- Pip
- Coordinates: 26°37′33″N 60°07′15″E﻿ / ﻿26.62583°N 60.12083°E
- Country: Iran
- Province: Sistan and Baluchestan
- County: Lashar
- District: Pip
- Rural District: Lashar-e Jonubi

Population (2016)
- • Total: 1,550
- Time zone: UTC+3:30 (IRST)

= Pip, Sistan and Baluchestan =

Village in Sistan and Baluchestan province, Iran

Pip (پیپ) is a village in, and the former capital of, Lashar-e Jonubi Rural District of Pip District, Lashar County, Sistan and Baluchestan province, Iran, serving as capital of the district.

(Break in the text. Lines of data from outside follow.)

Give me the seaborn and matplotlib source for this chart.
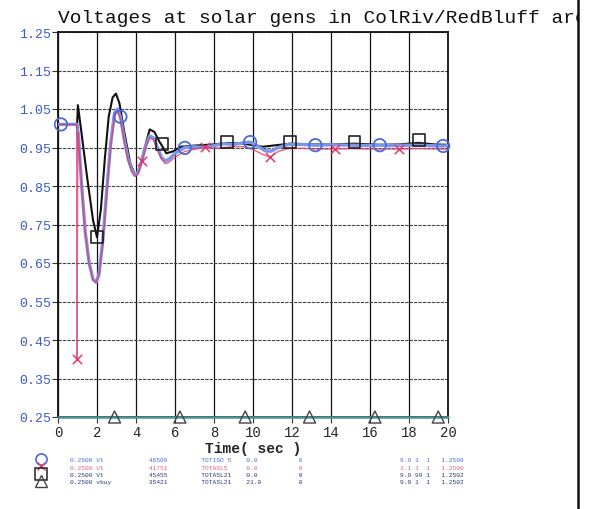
import matplotlib
matplotlib.use("Agg")
import matplotlib.pyplot as plt
import numpy as np
import pandas as pd
import seaborn as sns
from matplotlib.lines import Line2D
from matplotlib.patches import Rectangle
from matplotlib.font_manager import FontProperties

# ---- datos ----
t_vt1 = [0, 0.98, 1.0, 1.05, 1.2, 1.4, 1.6, 1.8, 1.95, 2.1, 2.3, 2.5, 2.7, 2.9,
         3.05, 3.2, 3.4, 3.6, 3.8, 3.95, 4.1, 4.3, 4.5, 4.7, 4.9, 5.1, 5.3,
         5.5, 5.7, 6.0, 6.5, 7.0, 7.5, 8.0, 8.5, 9.0, 9.5, 9.85, 10.2, 10.6,
         10.9, 11.3, 11.8, 12.5, 13.2, 14.0, 15.0, 16.0, 16.5, 17.0, 18.0,
         19.0, 19.75, 20.0]
v_vt1 = [1.01, 1.01, 1.0, 0.98, 0.86, 0.73, 0.65, 0.607, 0.60, 0.62, 0.71,
         0.84, 0.96, 1.04, 1.05, 1.03, 0.97, 0.92, 0.89, 0.878, 0.885, 0.915,
         0.955, 0.98, 0.975, 0.95, 0.925, 0.915, 0.92, 0.935, 0.95, 0.952,
         0.95, 0.955, 0.96, 0.958, 0.962, 0.964, 0.955, 0.942, 0.94, 0.95,
         0.958, 0.958, 0.956, 0.957, 0.956, 0.955, 0.956, 0.955, 0.956,
         0.955, 0.954, 0.955]

t_vt2 = [0, 0.96, 0.97, 1.02, 1.05, 1.2, 1.4, 1.6, 1.8, 1.95, 2.1, 2.3, 2.5,
         2.7, 2.9, 3.05, 3.2, 3.4, 3.6, 3.8, 3.95, 4.1, 4.3, 4.5, 4.7, 4.9,
         5.1, 5.3, 5.5, 5.7, 6.0, 6.5, 7.0, 7.54, 8.0, 8.5, 9.0, 9.5, 10.0,
         10.5, 10.87, 11.3, 11.8, 12.5, 13.2, 14.2, 15.0, 16.0, 17.5, 18.5,
         19.5, 20.0]
v_vt2 = [1.01, 1.01, 0.40, 0.99, 0.975, 0.855, 0.725, 0.645, 0.605, 0.60,
         0.615, 0.70, 0.83, 0.95, 1.03, 1.045, 1.025, 0.965, 0.915, 0.885,
         0.875, 0.88, 0.912, 0.95, 0.975, 0.97, 0.945, 0.92, 0.908, 0.912,
         0.925, 0.94, 0.945, 0.951, 0.948, 0.95, 0.952, 0.952, 0.945, 0.932,
         0.925, 0.94, 0.947, 0.948, 0.946, 0.946, 0.947, 0.946, 0.946,
         0.947, 0.946, 0.946]

t_vt3 = [0, 0.98, 1.02, 1.2, 1.5, 1.8, 2.0, 2.2, 2.4, 2.6, 2.8, 2.97, 3.15,
         3.4, 3.7, 3.95, 4.15, 4.4, 4.7, 4.95, 5.2, 5.33, 5.55, 5.9, 6.3, 7.0,
         8.0, 8.67, 9.5, 10.5, 11.9, 13.0, 14.0, 15.2, 16.5, 17.5, 18.5,
         19.3, 20.0]
v_vt3 = [1.01, 1.01, 1.06, 0.99, 0.87, 0.76, 0.717, 0.79, 0.92, 1.03, 1.08,
         1.09, 1.065, 0.99, 0.91, 0.878, 0.89, 0.94, 0.997, 0.99, 0.965,
         0.955, 0.935, 0.94, 0.952, 0.955, 0.958, 0.962, 0.96, 0.952, 0.96,
         0.958, 0.958, 0.96, 0.957, 0.958, 0.962, 0.958, 0.957]

t_vbuy = [0, 20]
v_vbuy = [0.25, 0.25]

# marcadores de cada curva
mk_t1 = [0.15, 3.2, 6.5, 9.85, 13.2, 16.5, 19.75]
mk_v1 = [1.01, 1.03, 0.949, 0.964, 0.956, 0.956, 0.954]
mk_t2 = [0.97, 4.3, 7.54, 10.87, 14.2, 17.5]
mk_v2 = [0.40, 0.915, 0.951, 0.925, 0.946, 0.946]
mk_t3 = [2.0, 5.33, 8.67, 11.9, 15.2, 18.5]
mk_v3 = [0.717, 0.959, 0.964, 0.964, 0.964, 0.969]
mk_t4 = [2.9, 6.25, 9.6, 12.9, 16.25, 19.5]
mk_v4 = [0.25, 0.25, 0.25, 0.25, 0.25, 0.25]

x_ticks = list(range(0, 21, 2))
y_ticks = [0.25, 0.35, 0.45, 0.55, 0.65, 0.75, 0.85, 0.95, 1.05, 1.15, 1.25]

titulo = "Voltages at solar gens in ColRiv/RedBluff area"
etiquetas = [
    ["0.2500 Vt", "46509", "TOTISO 5", "0.0", "0", "9.9", "1", "1", "1.2509"],
    ["0.2500 Vt", "41751", "TOTASL5", "0.0", "0", "1.1", "1", "1", "1.2509"],
    ["0.2500 Vt", "45455", "TOTASL21", "0.0", "0", "9.9", "99", "1", "1.2502"],
    ["0.2500 vbuy", "35421", "TOTASL21", "21.0", "0", "9.9", "1", "1", "1.2502"],
]

# ---- estilo ----
sns.set_style("white")
plt.rcParams["font.family"] = ["Liberation Mono", "DejaVu Sans Mono"]

c_blue = "#7b96e8"
c_red = "#e23a6c"
c_black = "#111111"
c_teal = "#4a9494"
c_lbl = "#3a5cc4"

fig = plt.figure(figsize=(6.01, 5.10), dpi=100)
ax = fig.add_axes([58 / 601, 92 / 510, 390 / 601, 385 / 510])

sns.lineplot(x=t_vt3, y=v_vt3, estimator=None, sort=False, ax=ax,
             color=c_black, lw=1.5, zorder=2)
sns.lineplot(x=t_vt1, y=v_vt1, estimator=None, sort=False, ax=ax,
             color=c_blue, lw=2.4, zorder=3)
sns.lineplot(x=t_vt2, y=v_vt2, estimator=None, sort=False, ax=ax,
             color=c_red, lw=1.0, alpha=0.8, zorder=4)
l4 = sns.lineplot(x=t_vbuy, y=v_vbuy, estimator=None, sort=False, ax=ax,
                  color=c_teal, lw=1.8, zorder=5)
l4.lines[-1].set_clip_on(False)

sns.scatterplot(x=mk_t1, y=mk_v1, ax=ax, marker="o", s=80, facecolor="none",
                edgecolor="#4a6ad8", linewidth=1.3, zorder=6)
sns.scatterplot(x=mk_t2, y=mk_v2, ax=ax, marker="x", s=45, color=c_red,
                linewidth=1.1, zorder=6)
sns.scatterplot(x=mk_t3, y=mk_v3, ax=ax, marker="s", s=70, facecolor="none",
                edgecolor="#222222", linewidth=1.2, zorder=6)
tri = sns.scatterplot(x=mk_t4, y=mk_v4, ax=ax, marker="^", s=75,
                      facecolor="none", edgecolor="#444444", linewidth=1.0,
                      zorder=7)
for c in tri.collections:
    c.set_clip_on(False)

ax.set_xlim(0, 20)
ax.set_ylim(0.25, 1.25)
ax.set_xticks(x_ticks)
ax.set_yticks(y_ticks)
ax.set_xticklabels([str(v) for v in x_ticks], fontsize=10)
ax.set_yticklabels([f"{v:.2f}" for v in y_ticks], fontsize=9.5, color=c_lbl)
ax.tick_params(axis="both", direction="out", length=4, width=0.8,
               color="#333333", left=True, bottom=True)
ax.tick_params(axis="x", pad=2)
ax.tick_params(axis="y", pad=1)
ax.set_xlabel("Time( sec )", fontsize=10.5, fontweight="bold", labelpad=1)
ax.set_ylabel("")

for x in x_ticks:
    ax.axvline(x, color="#111111", lw=0.9, zorder=1)
for y in y_ticks:
    ax.axhline(y, color="#444444", lw=0.8, ls=(0, (3, 1)), zorder=1)
for s in ax.spines.values():
    s.set_color("#111111")
    s.set_linewidth(1.3)

# leyenda al pie
cols = [0, 21, 35, 47, 61, 88, 92, 95, 99]


def fila(campos):
    txt = ""
    for col, campo in zip(cols, campos):
        txt = txt.ljust(col) + campo + " "
    return txt


handles = [
    Line2D([], [], ls="none", marker="o", mfc="none", mec="#4a6ad8", ms=8, mew=1.2),
    Line2D([], [], ls="none", marker="x", color=c_red, ms=6, mew=1.0),
    Line2D([], [], ls="none", marker="s", mfc="none", mec="#222222", ms=8, mew=1.1),
    Line2D([], [], ls="none", marker="^", mfc="none", mec="#444444", ms=8, mew=1.0),
]
leg = ax.legend(handles, [fila(e) for e in etiquetas], loc="upper left",
                bbox_to_anchor=(38 / 601, 1 - 458 / 510),
                bbox_transform=fig.transFigure, frameon=False,
                prop=FontProperties(family="Liberation Mono", size=4.5),
                handlelength=1.0, handletextpad=4.2, labelspacing=0.3,
                borderpad=0, borderaxespad=0)
for txt, col in zip(leg.get_texts(), ["#4a6ad8", "#e0607f", "#2a3a70", "#2a3a70"]):
    txt.set_color(col)

# titulo y borde de pagina
fig.text(58 / 601, 1 - 23 / 510, titulo, fontsize=14, va="baseline",
         ha="left", color="#111111")
fig.add_artist(Rectangle((579 / 601, 0), 22 / 601, 1, transform=fig.transFigure,
                         facecolor="white", edgecolor="none", zorder=20))
fig.add_artist(Line2D([578 / 601, 578 / 601], [0, 1], transform=fig.transFigure,
                      color="#111111", lw=1.8, zorder=21))

fig.savefig("out.png", dpi=100)
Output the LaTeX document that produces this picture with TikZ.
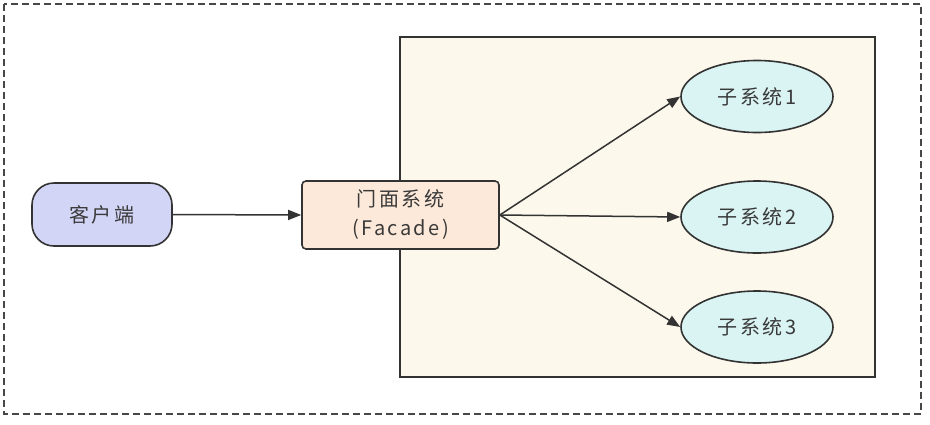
\documentclass[tikz,border=0pt]{standalone}
\usepackage{fontspec}
\setmainfont{Noto Sans CJK SC}[LetterSpace=12]
\usetikzlibrary{shapes.geometric,arrows.meta}
\definecolor{ln}{HTML}{333333}
\definecolor{txt}{HTML}{3A3A3A}
\definecolor{cli}{HTML}{D3D5F7}
\definecolor{fac}{HTML}{FCE9D9}
\definecolor{grp}{HTML}{FCF8EB}
\definecolor{sub}{HTML}{D9F4F3}
\tikzset{
  base/.style={draw=ln, line width=1.6pt, text=txt, font=\fontsize{20}{29}\selectfont, inner sep=0pt, align=center},
  clientbox/.style={base, rectangle, rounded corners=22pt, fill=cli, minimum width=140pt, minimum height=63pt},
  facadebox/.style={base, rectangle, rounded corners=4pt, fill=fac, minimum width=197pt, minimum height=68pt},
  subell/.style={base, ellipse, fill=sub, minimum width=152pt, minimum height=72pt},
  arr/.style={draw=ln, line width=1.5pt, -{Triangle[length=13pt,width=10pt]}},
}
\begin{document}
\begin{tikzpicture}[x=1pt,y=-1pt]
\useasboundingbox (0,0) rectangle (930,424);
\draw[draw=ln!90, line width=1.3pt, dash pattern=on 7pt off 4pt] (4,4) rectangle (921,414);
\draw[draw=ln, line width=1.5pt, fill=grp] (400,37) rectangle (875,377);
\node[clientbox] (client) at (102,214.5) {客户端};
\node[facadebox] (facade) at (400.5,215) {门面系统\\(Facade)};
\node[subell] (s1) at (757,96.5) {子系统1};
\node[subell] (s2) at (757,217) {子系统2};
\node[subell] (s3) at (757,327) {子系统3};
\draw[arr] (client.east) -- (facade.west);
\draw[arr] (facade.east) -- (s1.west);
\draw[arr] (facade.east) -- (s2.west);
\draw[arr] (facade.east) -- (s3.west);
\end{tikzpicture}
\end{document}
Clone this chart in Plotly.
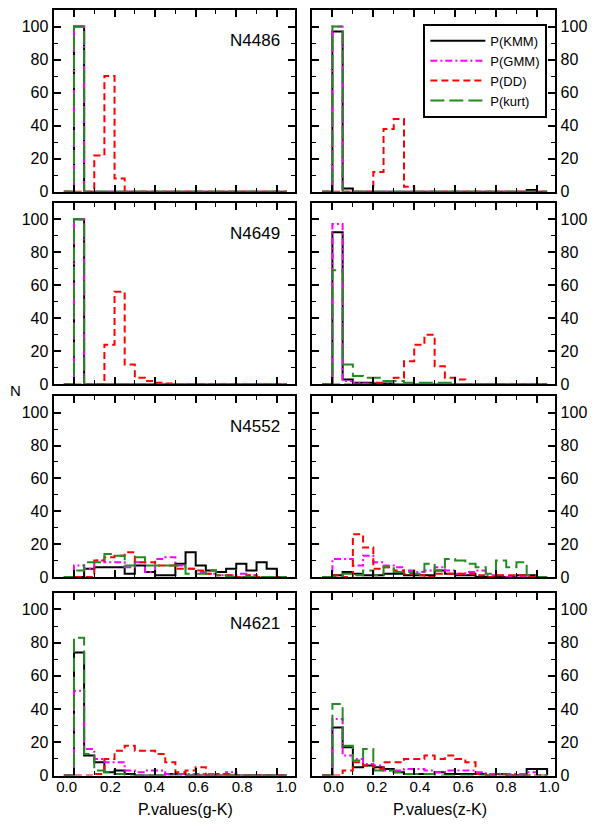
import plotly.graph_objects as go

# ---------------- data ----------------
bin_left = [round(0.05 * k, 2) for k in range(21)]   # histogram bin left edges (bin width 0.05)
galaxies = ["N4486", "N4649", "N4552", "N4621"]
methods = ["P(KMM)", "P(GMM)", "P(DD)", "P(kurt)"]
colors = ["#000000", "#ff00ff", "#ff0000", "#228b22"]
dashes = ["solid", "7px,3px,2px,3px", "7px,4px", "14px,5px"]
xlabels = ["P.values(g-K)", "P.values(z-K)"]
xtick_vals = [0, 0.2, 0.4, 0.6, 0.8, 1.0]
xtick_text = ["0.0", "0.2", "0.4", "0.6", "0.8", "1.0"]
ytick_vals = [0, 20, 40, 60, 80, 100]

# N4486
n4486_gK_kmm = [100, 0, 0, 0, 0, 0, 0, 0, 0, 0, 0, 0, 0, 0, 0, 0, 0, 0, 0, 0, 0]
n4486_gK_gmm = [100, 0, 0, 0, 0, 0, 0, 0, 0, 0, 0, 0, 0, 0, 0, 0, 0, 0, 0, 0, 0]
n4486_gK_dd = [0, 0, 22, 70, 8, 0, 0, 0, 0, 0, 0, 0, 0, 0, 0, 0, 0, 0, 0, 0, 0]
n4486_gK_kurt = [100, 0, 0, 0, 0, 0, 0, 0, 0, 0, 0, 0, 0, 0, 0, 0, 0, 0, 0, 0, 0]
n4486_zK_kmm = [97, 2, 0, 0, 0, 0, 0, 0, 0, 0, 0, 0, 0, 0, 0, 0, 0, 0, 0, 1, 0]
n4486_zK_gmm = [100, 0, 0, 0, 0, 0, 0, 0, 0, 0, 0, 0, 0, 0, 0, 0, 0, 0, 0, 0, 0]
n4486_zK_dd = [0, 0, 0, 0, 12, 38, 44, 3, 0, 0, 0, 0, 0, 0, 0, 0, 0, 0, 0, 0, 0]
n4486_zK_kurt = [100, 0, 0, 0, 0, 0, 0, 0, 0, 0, 0, 0, 0, 0, 0, 0, 0, 0, 0, 0, 0]
# N4649
n4649_gK_kmm = [100, 0, 0, 0, 0, 0, 0, 0, 0, 0, 0, 0, 0, 0, 0, 0, 0, 0, 0, 0, 0]
n4649_gK_gmm = [100, 0, 0, 0, 0, 0, 0, 0, 0, 0, 0, 0, 0, 0, 0, 0, 0, 0, 0, 0, 0]
n4649_gK_dd = [0, 0, 0, 24, 56, 12, 4, 2, 1, 0.5, 0, 0, 0, 0, 0, 0, 0, 0, 0, 0, 0]
n4649_gK_kurt = [100, 0, 0, 0, 0, 0, 0, 0, 0, 0, 0, 0, 0, 0, 0, 0, 0, 0, 0, 0, 0]
n4649_zK_kmm = [92, 3, 1, 1, 0.5, 0.5, 0, 0, 0, 0, 0, 0, 0, 0, 0, 0, 0, 0, 0, 0, 0]
n4649_zK_gmm = [97, 2, 1, 0.5, 0, 0, 0, 0, 0, 0, 0, 0, 0, 0, 0, 0, 0, 0, 0, 0, 0]
n4649_zK_dd = [0, 0, 0, 0, 1, 2, 4, 14, 24, 30, 11, 4, 3, 0, 0, 0, 0, 0, 0, 0, 0]
n4649_zK_kurt = [69, 12, 5, 4, 4, 2, 2, 1, 1, 1, 1, 1, 0, 0, 0, 0, 0, 0, 0, 0, 0]
# N4552
n4552_gK_kmm = [0, 5, 6, 6, 6, 2, 7, 3, 1, 1, 8, 15, 7, 4, 3, 5, 8, 4, 9, 5, 0]
n4552_gK_gmm = [7, 5, 10, 9, 9, 6, 9, 3, 11, 12, 7, 5, 3, 2, 1, 1, 2, 1, 0, 0, 0]
n4552_gK_dd = [0, 0, 10, 12, 13, 15, 9, 9, 7, 7, 5, 5, 4, 2, 1, 1, 0, 1, 0, 0, 0]
n4552_gK_kurt = [4, 9, 9, 14, 13, 7, 12, 7, 7, 7, 7, 2, 2, 4, 1, 0, 0, 0, 0, 0, 0]
n4552_zK_kmm = [1, 3, 2, 1, 1, 2, 2, 1, 1, 1, 4, 2, 1, 1, 0, 0, 0, 0, 1, 1, 0]
n4552_zK_gmm = [11, 11, 7, 13, 9, 7, 6, 4, 3, 4, 6, 4, 2, 3, 4, 1, 1, 0, 0, 0, 0]
n4552_zK_dd = [1, 0, 26, 18, 5, 6, 4, 2, 1, 0, 2, 2, 2, 2, 1, 0, 1, 1, 1, 0, 0]
n4552_zK_kurt = [0, 2, 1, 4, 1, 6, 3, 3, 2, 8, 4, 11, 10, 8, 6, 2, 10, 6, 9, 1, 0]
# N4621
n4621_gK_kmm = [74, 12, 8, 2, 3, 1, 0, 0, 0, 1, 1, 0, 0, 0, 0, 0, 0, 0, 0, 0, 0]
n4621_gK_gmm = [51, 16, 10, 8, 8, 3, 2, 3, 3, 1, 1, 1, 1, 1, 1, 2, 0, 0, 0, 0, 0]
n4621_gK_dd = [0, 0, 1, 10, 15, 18, 15, 15, 13, 8, 2, 3, 5, 0, 1, 1, 0, 0, 0, 0, 0]
n4621_gK_kurt = [83, 13, 3, 2, 1, 0, 0, 0, 0, 0, 0, 0, 0, 0, 0, 0, 0, 0, 0, 0, 0]
n4621_zK_kmm = [29, 17, 5, 6, 5, 4, 2, 1, 1, 1, 2, 1, 1, 1, 1, 0, 1, 0, 0, 4, 4]
n4621_zK_gmm = [34, 12, 10, 7, 6, 3, 3, 4, 4, 3, 2, 3, 3, 3, 2, 1, 1, 1, 1, 2, 0]
n4621_zK_dd = [0, 3, 8, 6, 4, 8, 8, 10, 10, 12, 10, 12, 10, 8, 1, 0, 1, 0, 0, 0, 0]
n4621_zK_kurt = [43, 18, 9, 16, 3, 3, 2, 1, 1, 1, 0, 0, 0, 0, 0, 0, 0, 0, 0, 0, 0]

panels = [
    [[n4486_gK_kmm, n4486_gK_gmm, n4486_gK_dd, n4486_gK_kurt],
     [n4486_zK_kmm, n4486_zK_gmm, n4486_zK_dd, n4486_zK_kurt]],
    [[n4649_gK_kmm, n4649_gK_gmm, n4649_gK_dd, n4649_gK_kurt],
     [n4649_zK_kmm, n4649_zK_gmm, n4649_zK_dd, n4649_zK_kurt]],
    [[n4552_gK_kmm, n4552_gK_gmm, n4552_gK_dd, n4552_gK_kurt],
     [n4552_zK_kmm, n4552_zK_gmm, n4552_zK_dd, n4552_zK_kurt]],
    [[n4621_gK_kmm, n4621_gK_gmm, n4621_gK_dd, n4621_gK_kurt],
     [n4621_zK_kmm, n4621_zK_gmm, n4621_zK_dd, n4621_zK_kurt]],
]

# ---------------- layout geometry (page has an 8px body margin) ----------------
OFF = 8
W, H = 607 - OFF, 830 - OFF
def px_x(p):
    return (p - OFF) / W
def px_y(p):
    return 1 - (p - OFF) / H

col_px = [(54, 297), (314, 559)]
row_px = [(9, 193), (204, 388), (400, 583), (599, 784)]
label_range = [[-0.059, 1.041], [-0.101, 1.028]]   # where the printed tick labels sit
FONT = "Liberation Sans, Arial, sans-serif"

fig = go.Figure()
layout = dict(
    width=W, height=H, margin=dict(l=0, r=0, t=0, b=0),
    paper_bgcolor="white", plot_bgcolor="white",
    font=dict(family=FONT, size=15, color="black"),
    showlegend=True,
    legend=dict(x=px_x(551), y=px_y(23), xanchor="right", yanchor="top",
                bgcolor="white", bordercolor="black", borderwidth=2,
                font=dict(size=13), tracegroupgap=0, itemwidth=55),
)
annotations = []

step_x = [-0.05] + bin_left + [1.05]
for r in range(4):
    for c in range(2):
        n = 2 * r + c + 1
        xa = "x" if n == 1 else f"x{n}"
        ya = "y" if n == 1 else f"y{n}"
        for m in range(4):
            vals = panels[r][c][m]
            fig.add_trace(go.Scatter(
                x=step_x, y=[0] + vals + [0], xaxis=xa, yaxis=ya,
                mode="lines", line=dict(shape="hv", color=colors[m], width=2, dash=dashes[m]),
                name=methods[m], showlegend=(r == 0 and c == 1), hoverinfo="skip"))
        x0, x1 = col_px[c]
        y0, y1 = row_px[r]
        common = dict(showline=True, linecolor="black", linewidth=2.2, mirror="ticks",
                      ticks="inside", ticklen=7, tickwidth=1.5, tickcolor="black",
                      showgrid=False, zeroline=False, fixedrange=True)
        layout["xaxis" if n == 1 else f"xaxis{n}"] = dict(
            domain=[px_x(x0), px_x(x1)], anchor=ya, range=[-0.1, 1.09],
            tickvals=xtick_vals, showticklabels=False,
            minor=dict(ticks="inside", ticklen=4, tickwidth=1.2, tickcolor="black", dtick=0.1, tick0=0),
            **common)
        layout["yaxis" if n == 1 else f"yaxis{n}"] = dict(
            domain=[px_y(y1), px_y(y0)], anchor=xa, range=[0, 110],
            tickvals=ytick_vals,
            side="left" if c == 0 else "right",
            minor=dict(ticks="inside", ticklen=4, tickwidth=1.2, tickcolor="black", dtick=10, tick0=0),
            tickfont=dict(size=16), **common)
        if c == 0:
            annotations.append(dict(
                text=galaxies[r], xref=f"{xa} domain", yref=f"{ya} domain",
                x=0.945, y=0.83, xanchor="right", yanchor="middle", showarrow=False,
                font=dict(size=17)))

# label-only x axes under the bottom row
for c in range(2):
    base = 7 + c
    lab = 9 + c
    fig.add_trace(go.Scatter(x=[], y=[], xaxis=f"x{lab}", yaxis=f"y{base}",
                             showlegend=False, hoverinfo="skip"))
    layout[f"xaxis{lab}"] = dict(
        overlaying=f"x{base}", anchor=f"y{base}", side="bottom", range=label_range[c],
        tickvals=xtick_vals, ticktext=xtick_text, showticklabels=True,
        ticks="", showline=False, showgrid=False, zeroline=False, fixedrange=True,
        tickfont=dict(size=15))

annotations.append(dict(text=xlabels[0], xref="paper", yref="paper", x=px_x(187), y=px_y(818),
                        xanchor="center", yanchor="middle", showarrow=False, font=dict(size=16)))
annotations.append(dict(text=xlabels[1], xref="paper", yref="paper", x=px_x(443), y=px_y(818),
                        xanchor="center", yanchor="middle", showarrow=False, font=dict(size=16)))
annotations.append(dict(text="N", xref="paper", yref="paper", x=px_x(16), y=px_y(394),
                        xanchor="center", yanchor="middle", showarrow=False, font=dict(size=15)))
layout["annotations"] = annotations
fig.update_layout(**layout)
fig.write_html("out.html")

The capital of the rural district has been transferred to the village of Kupch.

==Demographics==
===Population===
At the time of the 2006 National Census, the city's population was 1,527 in 284 households, when it was in Lashar District (Note: Renamed the Central District of Lashar County) of Nik Shahr County. The following census in 2011 counted 1,594 people in 443 households. The 2016 census measured the population of the city as 1,550 people in 441 households.

After the census, the district was separated from the county in the establishment of Lashar County and renamed the Central District. The rural district was transferred to the new Pip District.